# New to packing



## Spring Creek Boers (Dec 26, 2018)

Ok so I just want to get info on pack goats.

I have boer goats and they are big girls could I use them?

What are the best methods of training pack goats?

What kind of panniers are the best?

Ive been wanting to do this since we live to go hiking and be out in the mountains and goats would just make it all the better. So I want to be better educated before I dive into anything.


----------



## elvis&oliver (Jun 28, 2018)

@Damfino can give you some great advice on what you're looking for maybe this will bump you up


----------



## Spring Creek Boers (Dec 26, 2018)

Ok thanks


----------



## Damfino (Dec 29, 2013)

Hey there, fellow Coloradan! If your girls are strong and fit I don't see any reason why they can't pack some things for you. One word of caution with Boers is that their backs are very wide and have a dip in them so you want to avoid wooden saddles until such time as saddle makers start designing wider, curvier saddles for meat goats. So far all the wooden saddles are still designed for the narrow, straight-backed Swiss breeds. I have a wide, dip-backed Nubian cross that wears a Sopris saddle. Unfortunately it is one of the more expensive pack systems out there, but it's good and the saddle design fits any type of back as long as the goat is large enough. I think Boer does should be long enough for that saddle. 
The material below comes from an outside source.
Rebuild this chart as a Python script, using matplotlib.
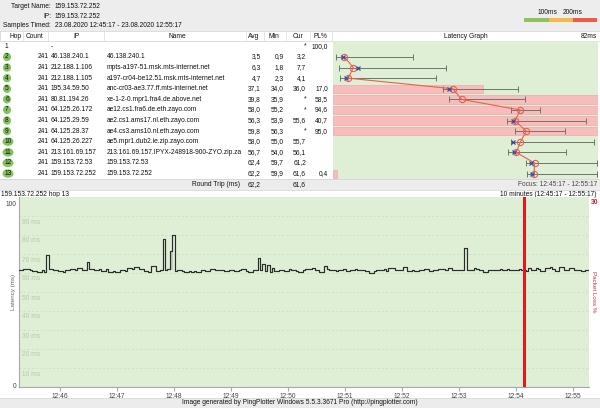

As far as training packgoats, there's not much too it. As long as your goats are friendly and well bonded to you then they should accept saddles without a fuss and follow right along on the trail. Goats rarely need to be desensitized to saddles like horses or llamas. 

Have fun!


----------



## Spring Creek Boers (Dec 26, 2018)

Thank you so much i really appreciate the tips.


----------



## elvis&oliver (Jun 28, 2018)

Keep us updated on how it goes and we love to see pics too. Good luck!


----------



## Lisa Storksen (May 29, 2019)

I have to *new* boys that were told would work great as pack goats. They are Toggenburg/Oberhasli cross. Was not sure what else to do with them. They are just a week old.


----------